Re: Ideas about enhancements to fileobjects

jredford@lehman.com
Tue, 23 Nov 93 11:02:57 -0500

>> Of course you can't trust it as the state of the universe, but neither
>> is a count you maintain separately, and if the semantics are
>> understood, it's a convenience that can often avoid having to pass a
>> more complicated object than a file around.

Yes, but what I know as the implementor of the counting isnt what the
average user might know as a user of the module. (mixing cases there).
Is it that much more expensive to pass [fd,5] the fd? If you want
something like a line number in your error message, 'except' the
error in the function that knows the line number, and then raise it
again with a modified arguement. 'line numbers' are not intrinsic to
the concept of a file. readline() & such are for convienience. Files
arent record based. It isnt the efficiency of this that worries me as
much as the lack of a clean way to implement it meaningfully.

>> Well that's why I have some difficulties with it myself. I also have
>> a feeling that it wouldn't be very expensive to implement as a Python
>> class which would act as a wrapper around a file object and used only
>> when needed.

Oh, indeed. Subclasses are allowed to do whatever they like.

>> > Oh, and this would definitely encourage bad style. _using_ it is bad
>> > style.
>>
>> Well if you write a certain kind of parsing code it may be very good
>> style.

Only if it is clear this is a distinct interface. Pretending 'files'
are peekable is a broken way of looking at files. The fact that
regular files are random access means there is no gaurentee that what
you peek will be what you get, unlike sockets, pipes & so forth.
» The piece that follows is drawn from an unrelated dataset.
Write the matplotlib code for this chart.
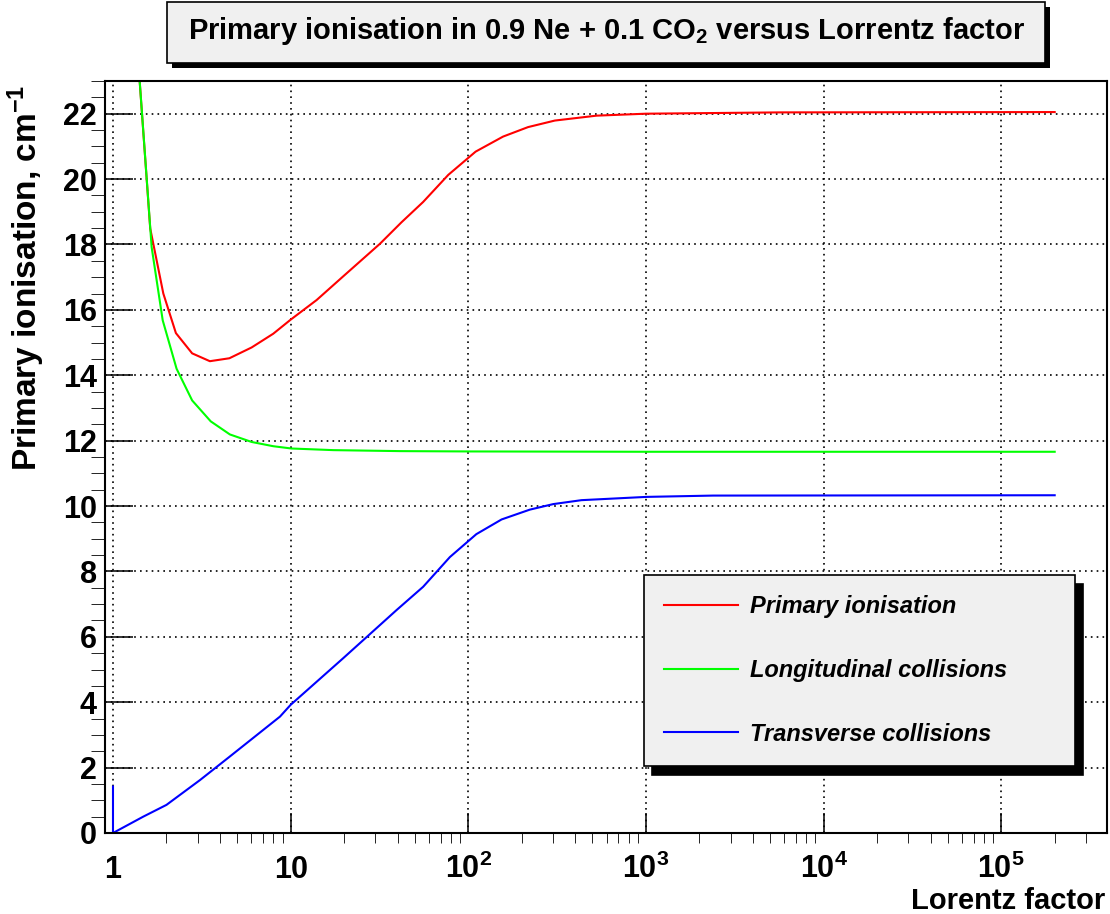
import numpy as np
import matplotlib
matplotlib.use("Agg")
import matplotlib.pyplot as plt
from matplotlib.patches import Rectangle
from matplotlib.ticker import FixedLocator, FixedFormatter, LogLocator, NullFormatter, MultipleLocator

plt.rcParams['font.family'] = ['Liberation Sans', 'DejaVu Sans']
plt.rcParams['font.weight'] = 'bold'
plt.rcParams['axes.labelweight'] = 'bold'
plt.rcParams['mathtext.fontset'] = 'custom'
plt.rcParams['mathtext.rm'] = 'Liberation Sans:bold'
plt.rcParams['mathtext.it'] = 'Liberation Sans:italic:bold'
plt.rcParams['mathtext.bf'] = 'Liberation Sans:bold'
plt.rcParams['mathtext.default'] = 'rm'

# values
gamma_primary = [1.35, 1.62, 1.92, 2.26, 2.79, 3.51, 4.52, 6.03, 7.98, 10.0, 14.0, 20.0,
                 31.8, 42.1, 55.7, 77.2, 110, 157, 217, 307, 527, 1000, 5670, 2.0e5]
primary = [24.5, 18.49, 16.5, 15.29, 14.67, 14.43, 14.52, 14.85, 15.27, 15.70, 16.3, 17.05,
           18.02, 18.68, 19.3, 20.13, 20.84, 21.30, 21.59, 21.79, 21.94, 22.00, 22.04, 22.05]

gamma_long = [1.35, 1.65, 1.905, 2.28, 2.79, 3.55, 4.55, 6.03, 7.98, 10.1, 17.4, 41.2,
              100, 1000, 2.0e5]
longitudinal = [24.5, 17.92, 15.68, 14.2, 13.23, 12.59, 12.19, 11.96, 11.83, 11.76, 11.71, 11.68,
                11.67, 11.66, 11.66]

gamma_trans = [1.0, 1.0, 1.48, 2.0, 3.09, 4.5, 6.0, 8.71, 10.0, 19.8, 39.5, 55.7, 78.8,
               111, 154, 222, 301, 434, 1007, 2390, 2.0e5]
transverse = [1.42, 0.0, 0.50, 0.86, 1.62, 2.32, 2.86, 3.56, 3.92, 5.35, 6.82, 7.53, 8.44,
              9.14, 9.59, 9.89, 10.06, 10.18, 10.28, 10.32, 10.33]

x_ticks = [1, 10, 1e2, 1e3, 1e4, 1e5]
x_ticklabels = ['1', '10', '$10^{2}$', '$10^{3}$', '$10^{4}$', '$10^{5}$']

W, H = 1110, 914
fig = plt.figure(figsize=(W / 100, H / 100), dpi=100)
ax = fig.add_axes([105 / W, 1 - 833 / H, 1002 / W, 752 / H])

ax.plot(gamma_primary, primary, color='#ff0000', lw=1.5, label='Primary ionisation')
ax.plot(gamma_long, longitudinal, color='#00ff00', lw=1.5, label='Longitudinal collisions')
ax.plot(gamma_trans, transverse, color='#0000ff', lw=1.5, label='Transverse collisions')

ax.set_xscale('log')
ax.set_xlim(0.9016, 3.94e5)
ax.set_ylim(0, 23)

ax.xaxis.set_major_locator(FixedLocator(x_ticks))
ax.xaxis.set_major_formatter(FixedFormatter(x_ticklabels))
ax.xaxis.set_minor_locator(LogLocator(base=10, subs=np.arange(2, 10), numticks=30))
ax.xaxis.set_minor_formatter(NullFormatter())
ax.yaxis.set_major_locator(MultipleLocator(2))
ax.yaxis.set_minor_locator(MultipleLocator(0.5))

ax.tick_params(direction='in', top=False, right=False, width=1.1, labelsize=22)
ax.tick_params(axis='x', which='major', length=14.4, pad=32.4)
ax.tick_params(axis='x', which='minor', length=7.2)
ax.tick_params(axis='y', which='major', length=20, pad=5.8)
ax.tick_params(axis='y', which='minor', length=10)
for lab in ax.get_xticklabels():
    lab.set_va('baseline')

for sp in ax.spines.values():
    sp.set_linewidth(1.5)

ax.grid(True, which='major', color='black', linestyle=(0, (1, 2.5)), lw=1.2)

ax.set_ylabel('Primary ionisation, cm$^{-1}$', fontsize=24, fontweight='bold', loc='top')
ax.yaxis.set_label_coords(-0.058, 0.995)
ax.set_xlabel('Lorentz factor', fontsize=21, fontweight='bold', loc='right')
ax.xaxis.set_label_coords(0.998, -0.1011)
ax.xaxis.label.set_va('baseline')

leg = ax.legend(loc='upper left', bbox_to_anchor=(644 / W, 1 - 764 / H, 431 / W, 189 / H),
                bbox_transform=fig.transFigure, mode='expand', borderaxespad=0,
                fancybox=False, edgecolor='black', facecolor='#f0f0f0', framealpha=1,
                shadow={'ox': 5.5, 'oy': -6.5, 'color': 'black', 'alpha': 1},
                prop=dict(family='Liberation Sans', weight='bold', style='italic', size=17),
                handlelength=3.1, handletextpad=0.55, labelspacing=1.72, borderpad=0.86)
leg.get_frame().set_linewidth(1.2)

# title box with shadow
fig.add_artist(Rectangle((172 / W, 1 - 68 / H), 878 / W, 61 / H, transform=fig.transFigure,
                         facecolor='black', edgecolor='none'))
fig.add_artist(Rectangle((167 / W, 1 - 63 / H), 878 / W, 61 / H, transform=fig.transFigure,
                         facecolor='#f0f0f0', edgecolor='black', lw=1.2))
fig.text(607 / W, 1 - 39 / H, 'Primary ionisation in 0.9 Ne + 0.1 CO$_2$ versus Lorrentz factor',
         ha='center', va='baseline', fontsize=21)

fig.savefig('out.png', dpi=100)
>> Mind your language! Keeping the filename is zero overhead, keeping
>> the lineno would be one instruction per readline call. (The overhead
>> for read() could be reduced to that by setting it to -1 then.)
>> Anyway, "parser" is a word that can mean a lot of things -- in a sense
>> any program that scans a file can be called a parser, even though it
>> may not have a notion of a grammar. And what begins as a program to
>> search for very simple patterns may over time evolve to a fairly
>> complex parser. Python will be used during the transition phase from
>> grep job to C program...

I was refering to the peeking. It would be needless overhead and
complexity when the author should either use seek or multiple file
objects.

>> Eh, not everybody on the list may know what you mean. I presume with
>> M3 you mean Modula-3. But what is Sx?

Yes, Modula-3. Sx is the Symbolic expression interface. it can read:
(2, [3,4], (1,'foo','bar'))
as plain text, and convert it to a List.T containing elements pointing
to an INTEGER, an ARRAY, and another List.T. Additionally you can
define tokens which are converted to something pre-defined:

(Text "quit") -> List.T -> 4 (* Assuming 'Text' was bound to integer 4 *)
|
List.T -> "quit"

This is what the SRC-Modula-3 compiler uses to parse Modula-3 code.
FormsVBT also uses this interface. It seems like it would be easy
enough to do in Python, and it would provide a good generic parser.

--
John Redford (AKA GArrow) | 3,600 hours of tape.